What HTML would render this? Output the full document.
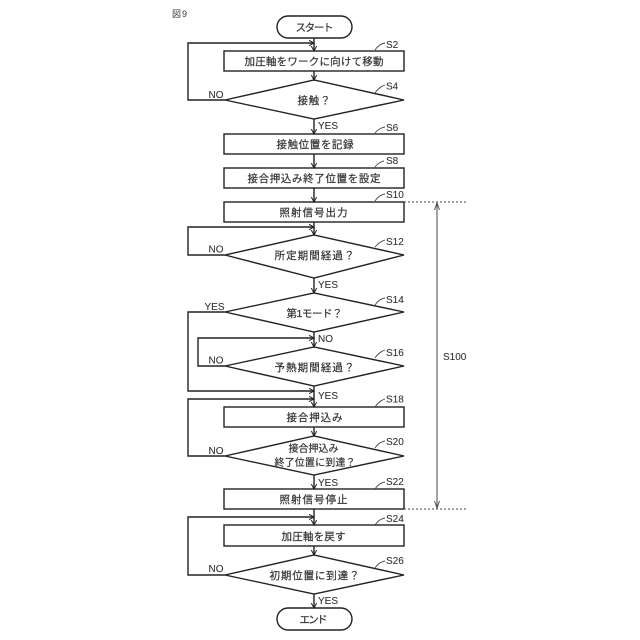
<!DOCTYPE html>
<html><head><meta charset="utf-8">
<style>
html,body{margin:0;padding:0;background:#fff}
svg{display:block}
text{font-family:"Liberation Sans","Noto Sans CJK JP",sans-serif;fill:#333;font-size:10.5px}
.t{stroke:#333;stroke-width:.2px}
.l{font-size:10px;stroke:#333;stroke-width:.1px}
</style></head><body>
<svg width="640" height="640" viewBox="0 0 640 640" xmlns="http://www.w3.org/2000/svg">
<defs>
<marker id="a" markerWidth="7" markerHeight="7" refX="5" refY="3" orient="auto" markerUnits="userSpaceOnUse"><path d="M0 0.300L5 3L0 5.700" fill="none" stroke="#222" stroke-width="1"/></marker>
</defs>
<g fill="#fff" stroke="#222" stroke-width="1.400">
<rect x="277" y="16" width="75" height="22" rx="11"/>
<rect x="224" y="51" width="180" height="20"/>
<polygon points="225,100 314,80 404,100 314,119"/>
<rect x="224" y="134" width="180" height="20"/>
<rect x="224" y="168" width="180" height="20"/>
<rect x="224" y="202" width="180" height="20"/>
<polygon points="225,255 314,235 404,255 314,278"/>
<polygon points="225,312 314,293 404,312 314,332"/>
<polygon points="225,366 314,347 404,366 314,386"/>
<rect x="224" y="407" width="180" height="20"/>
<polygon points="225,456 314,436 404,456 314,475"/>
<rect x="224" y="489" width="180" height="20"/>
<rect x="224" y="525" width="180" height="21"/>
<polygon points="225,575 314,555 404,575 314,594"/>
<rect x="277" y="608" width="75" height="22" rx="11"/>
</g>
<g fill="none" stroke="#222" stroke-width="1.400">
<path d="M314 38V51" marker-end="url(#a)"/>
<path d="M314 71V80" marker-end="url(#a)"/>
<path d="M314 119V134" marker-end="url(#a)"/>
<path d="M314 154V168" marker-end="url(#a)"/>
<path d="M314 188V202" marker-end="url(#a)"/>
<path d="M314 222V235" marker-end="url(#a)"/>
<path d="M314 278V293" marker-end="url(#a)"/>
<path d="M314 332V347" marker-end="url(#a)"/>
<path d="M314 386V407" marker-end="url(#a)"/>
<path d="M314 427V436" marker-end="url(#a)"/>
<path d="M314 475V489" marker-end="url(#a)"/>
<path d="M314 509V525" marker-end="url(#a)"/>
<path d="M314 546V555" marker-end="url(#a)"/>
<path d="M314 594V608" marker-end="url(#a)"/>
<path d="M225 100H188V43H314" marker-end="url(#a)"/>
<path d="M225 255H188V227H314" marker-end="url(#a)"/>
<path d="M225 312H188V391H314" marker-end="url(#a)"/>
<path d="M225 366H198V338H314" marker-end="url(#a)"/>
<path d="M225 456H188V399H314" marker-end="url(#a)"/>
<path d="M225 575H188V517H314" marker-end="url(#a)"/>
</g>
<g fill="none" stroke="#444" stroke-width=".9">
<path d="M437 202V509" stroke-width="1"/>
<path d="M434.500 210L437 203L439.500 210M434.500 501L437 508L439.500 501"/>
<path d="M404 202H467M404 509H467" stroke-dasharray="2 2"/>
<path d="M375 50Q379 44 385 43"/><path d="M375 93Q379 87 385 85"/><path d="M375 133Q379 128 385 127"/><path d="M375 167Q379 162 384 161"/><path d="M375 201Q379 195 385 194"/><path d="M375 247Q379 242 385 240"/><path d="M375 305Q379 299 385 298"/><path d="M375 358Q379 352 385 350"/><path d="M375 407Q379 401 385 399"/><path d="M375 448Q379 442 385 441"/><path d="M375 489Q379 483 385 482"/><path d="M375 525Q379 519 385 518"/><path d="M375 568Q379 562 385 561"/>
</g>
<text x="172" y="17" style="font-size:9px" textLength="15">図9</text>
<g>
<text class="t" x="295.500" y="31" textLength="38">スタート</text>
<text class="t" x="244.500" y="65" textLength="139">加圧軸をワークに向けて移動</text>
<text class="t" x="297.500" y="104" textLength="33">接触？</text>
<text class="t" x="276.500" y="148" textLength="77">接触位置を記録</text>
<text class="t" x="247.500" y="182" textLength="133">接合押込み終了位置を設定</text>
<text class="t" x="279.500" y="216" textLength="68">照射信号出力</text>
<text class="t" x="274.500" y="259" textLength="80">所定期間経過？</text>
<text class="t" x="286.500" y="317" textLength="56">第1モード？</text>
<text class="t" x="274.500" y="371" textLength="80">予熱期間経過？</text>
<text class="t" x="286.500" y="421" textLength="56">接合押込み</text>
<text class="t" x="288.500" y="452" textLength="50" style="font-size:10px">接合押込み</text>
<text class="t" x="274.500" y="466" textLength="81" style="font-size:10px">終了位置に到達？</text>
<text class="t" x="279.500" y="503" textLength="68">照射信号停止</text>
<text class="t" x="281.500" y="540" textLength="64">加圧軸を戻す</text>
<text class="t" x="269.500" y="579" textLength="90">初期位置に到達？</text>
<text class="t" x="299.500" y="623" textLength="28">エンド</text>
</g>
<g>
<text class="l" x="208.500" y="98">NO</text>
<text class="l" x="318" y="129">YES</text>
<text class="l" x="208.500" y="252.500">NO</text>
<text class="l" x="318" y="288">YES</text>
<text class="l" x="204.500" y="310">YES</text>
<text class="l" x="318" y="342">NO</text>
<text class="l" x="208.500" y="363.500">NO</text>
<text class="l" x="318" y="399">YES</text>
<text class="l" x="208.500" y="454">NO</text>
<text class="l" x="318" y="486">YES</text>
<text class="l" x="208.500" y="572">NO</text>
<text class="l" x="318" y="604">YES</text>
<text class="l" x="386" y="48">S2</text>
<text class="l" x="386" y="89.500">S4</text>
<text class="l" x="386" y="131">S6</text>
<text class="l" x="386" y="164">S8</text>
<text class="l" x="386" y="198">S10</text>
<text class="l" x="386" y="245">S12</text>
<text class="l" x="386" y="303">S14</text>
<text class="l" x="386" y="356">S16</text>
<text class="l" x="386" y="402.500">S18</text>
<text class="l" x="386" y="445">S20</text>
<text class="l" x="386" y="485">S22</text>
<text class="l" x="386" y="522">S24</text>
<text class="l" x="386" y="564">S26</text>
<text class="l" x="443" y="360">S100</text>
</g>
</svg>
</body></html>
※ ※ ※
* SET TASK:
Take the data above and repeat it exactly, leaving each picture out.

* FULL ANSWER:
What HTML would render this? Output the full document.
<!DOCTYPE html>
<html><head><meta charset="utf-8">
<style>
html,body{margin:0;padding:0;background:#fff}
svg{display:block}
text{font-family:"Liberation Sans","Noto Sans CJK JP",sans-serif;fill:#333;font-size:10.5px}
.t{stroke:#333;stroke-width:.2px}
.l{font-size:10px;stroke:#333;stroke-width:.1px}
</style></head><body>
<svg width="640" height="640" viewBox="0 0 640 640" xmlns="http://www.w3.org/2000/svg">
<defs>
<marker id="a" markerWidth="7" markerHeight="7" refX="5" refY="3" orient="auto" markerUnits="userSpaceOnUse"><path d="M0 0.300L5 3L0 5.700" fill="none" stroke="#222" stroke-width="1"/></marker>
</defs>
<g fill="#fff" stroke="#222" stroke-width="1.400">
<rect x="277" y="16" width="75" height="22" rx="11"/>
<rect x="224" y="51" width="180" height="20"/>
<polygon points="225,100 314,80 404,100 314,119"/>
<rect x="224" y="134" width="180" height="20"/>
<rect x="224" y="168" width="180" height="20"/>
<rect x="224" y="202" width="180" height="20"/>
<polygon points="225,255 314,235 404,255 314,278"/>
<polygon points="225,312 314,293 404,312 314,332"/>
<polygon points="225,366 314,347 404,366 314,386"/>
<rect x="224" y="407" width="180" height="20"/>
<polygon points="225,456 314,436 404,456 314,475"/>
<rect x="224" y="489" width="180" height="20"/>
<rect x="224" y="525" width="180" height="21"/>
<polygon points="225,575 314,555 404,575 314,594"/>
<rect x="277" y="608" width="75" height="22" rx="11"/>
</g>
<g fill="none" stroke="#222" stroke-width="1.400">
<path d="M314 38V51" marker-end="url(#a)"/>
<path d="M314 71V80" marker-end="url(#a)"/>
<path d="M314 119V134" marker-end="url(#a)"/>
<path d="M314 154V168" marker-end="url(#a)"/>
<path d="M314 188V202" marker-end="url(#a)"/>
<path d="M314 222V235" marker-end="url(#a)"/>
<path d="M314 278V293" marker-end="url(#a)"/>
<path d="M314 332V347" marker-end="url(#a)"/>
<path d="M314 386V407" marker-end="url(#a)"/>
<path d="M314 427V436" marker-end="url(#a)"/>
<path d="M314 475V489" marker-end="url(#a)"/>
<path d="M314 509V525" marker-end="url(#a)"/>
<path d="M314 546V555" marker-end="url(#a)"/>
<path d="M314 594V608" marker-end="url(#a)"/>
<path d="M225 100H188V43H314" marker-end="url(#a)"/>
<path d="M225 255H188V227H314" marker-end="url(#a)"/>
<path d="M225 312H188V391H314" marker-end="url(#a)"/>
<path d="M225 366H198V338H314" marker-end="url(#a)"/>
<path d="M225 456H188V399H314" marker-end="url(#a)"/>
<path d="M225 575H188V517H314" marker-end="url(#a)"/>
</g>
<g fill="none" stroke="#444" stroke-width=".9">
<path d="M437 202V509" stroke-width="1"/>
<path d="M434.500 210L437 203L439.500 210M434.500 501L437 508L439.500 501"/>
<path d="M404 202H467M404 509H467" stroke-dasharray="2 2"/>
<path d="M375 50Q379 44 385 43"/><path d="M375 93Q379 87 385 85"/><path d="M375 133Q379 128 385 127"/><path d="M375 167Q379 162 384 161"/><path d="M375 201Q379 195 385 194"/><path d="M375 247Q379 242 385 240"/><path d="M375 305Q379 299 385 298"/><path d="M375 358Q379 352 385 350"/><path d="M375 407Q379 401 385 399"/><path d="M375 448Q379 442 385 441"/><path d="M375 489Q379 483 385 482"/><path d="M375 525Q379 519 385 518"/><path d="M375 568Q379 562 385 561"/>
</g>
<text x="172" y="17" style="font-size:9px" textLength="15">図9</text>
<g>
<text class="t" x="295.500" y="31" textLength="38">スタート</text>
<text class="t" x="244.500" y="65" textLength="139">加圧軸をワークに向けて移動</text>
<text class="t" x="297.500" y="104" textLength="33">接触？</text>
<text class="t" x="276.500" y="148" textLength="77">接触位置を記録</text>
<text class="t" x="247.500" y="182" textLength="133">接合押込み終了位置を設定</text>
<text class="t" x="279.500" y="216" textLength="68">照射信号出力</text>
<text class="t" x="274.500" y="259" textLength="80">所定期間経過？</text>
<text class="t" x="286.500" y="317" textLength="56">第1モード？</text>
<text class="t" x="274.500" y="371" textLength="80">予熱期間経過？</text>
<text class="t" x="286.500" y="421" textLength="56">接合押込み</text>
<text class="t" x="288.500" y="452" textLength="50" style="font-size:10px">接合押込み</text>
<text class="t" x="274.500" y="466" textLength="81" style="font-size:10px">終了位置に到達？</text>
<text class="t" x="279.500" y="503" textLength="68">照射信号停止</text>
<text class="t" x="281.500" y="540" textLength="64">加圧軸を戻す</text>
<text class="t" x="269.500" y="579" textLength="90">初期位置に到達？</text>
<text class="t" x="299.500" y="623" textLength="28">エンド</text>
</g>
<g>
<text class="l" x="208.500" y="98">NO</text>
<text class="l" x="318" y="129">YES</text>
<text class="l" x="208.500" y="252.500">NO</text>
<text class="l" x="318" y="288">YES</text>
<text class="l" x="204.500" y="310">YES</text>
<text class="l" x="318" y="342">NO</text>
<text class="l" x="208.500" y="363.500">NO</text>
<text class="l" x="318" y="399">YES</text>
<text class="l" x="208.500" y="454">NO</text>
<text class="l" x="318" y="486">YES</text>
<text class="l" x="208.500" y="572">NO</text>
<text class="l" x="318" y="604">YES</text>
<text class="l" x="386" y="48">S2</text>
<text class="l" x="386" y="89.500">S4</text>
<text class="l" x="386" y="131">S6</text>
<text class="l" x="386" y="164">S8</text>
<text class="l" x="386" y="198">S10</text>
<text class="l" x="386" y="245">S12</text>
<text class="l" x="386" y="303">S14</text>
<text class="l" x="386" y="356">S16</text>
<text class="l" x="386" y="402.500">S18</text>
<text class="l" x="386" y="445">S20</text>
<text class="l" x="386" y="485">S22</text>
<text class="l" x="386" y="522">S24</text>
<text class="l" x="386" y="564">S26</text>
<text class="l" x="443" y="360">S100</text>
</g>
</svg>
</body></html>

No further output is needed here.